From Eric Reif, age 13
"My trip to Idaho was really great! I spent almost all of the trip in the rubber kayak known as the “ducky.” The best part of the trip was kayaking, or duckying, through the rapids. The two biggest rapids (and, consequently, my two favorites) were Snow Hole and China, the latter having been named that way because of all the Chinese miners that settled there. Snow Hole, on the other hand, was given that name because, once you got into it, all you could see was white. For those people who raft, canoe, or kayak, China is a class III rapid and Snow Hole is a class IV. For the people who don’t raft, this translates to “really big” and “really really big.”
All of the people on the trip were very friendly and open. The most friendly people on the trip, though, were the incredible guides. On the river, they were always there to offer advice, tell stories, or point out interesting animals or sights. At camp, they played games, did activities,
and lead hikes. I can’t imagine going on a trip without them.

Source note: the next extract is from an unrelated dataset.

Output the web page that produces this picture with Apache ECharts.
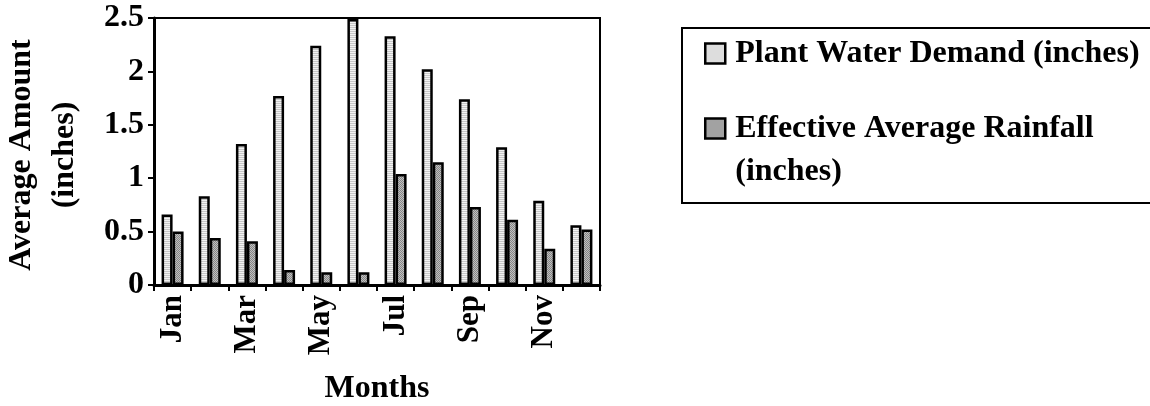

The food was great, the guides were great, and the river was awesome. The only bad part of the trip was leaving. Actually, the only bad part was when we went back to the warehouse and smelled how horrible it smelled in there. A few seconds later, we realized that the smell was from a bunch of people who hadn’t showered in a week. I would really recommend this trip to anyone."
From Melissa Reif, age 10
My Salmon River trip was extremely fun and cool!!! The guides were Brian, Leila, Shari, Steve, Helen, and Jimbo. Every day, you could wake up, get your mug, and get hot chocolate or coffee, or you could be lazy and wait for them to bring it to you. My favorite meals were pancakes, deli sandwiches, and grilled cheese sandwiches. I loved making the sand castles, playing Hawk and Mouse, and the dizzy stick game. Every day, I got to go in a ducky. At the beach on one of the first days, I got “corndogged.” A corndog is when you get wet and then a guide rolls down a hill on the sand. Every morning and afternoon, we had a yoga class. The trip was so cool. I would like to do it again.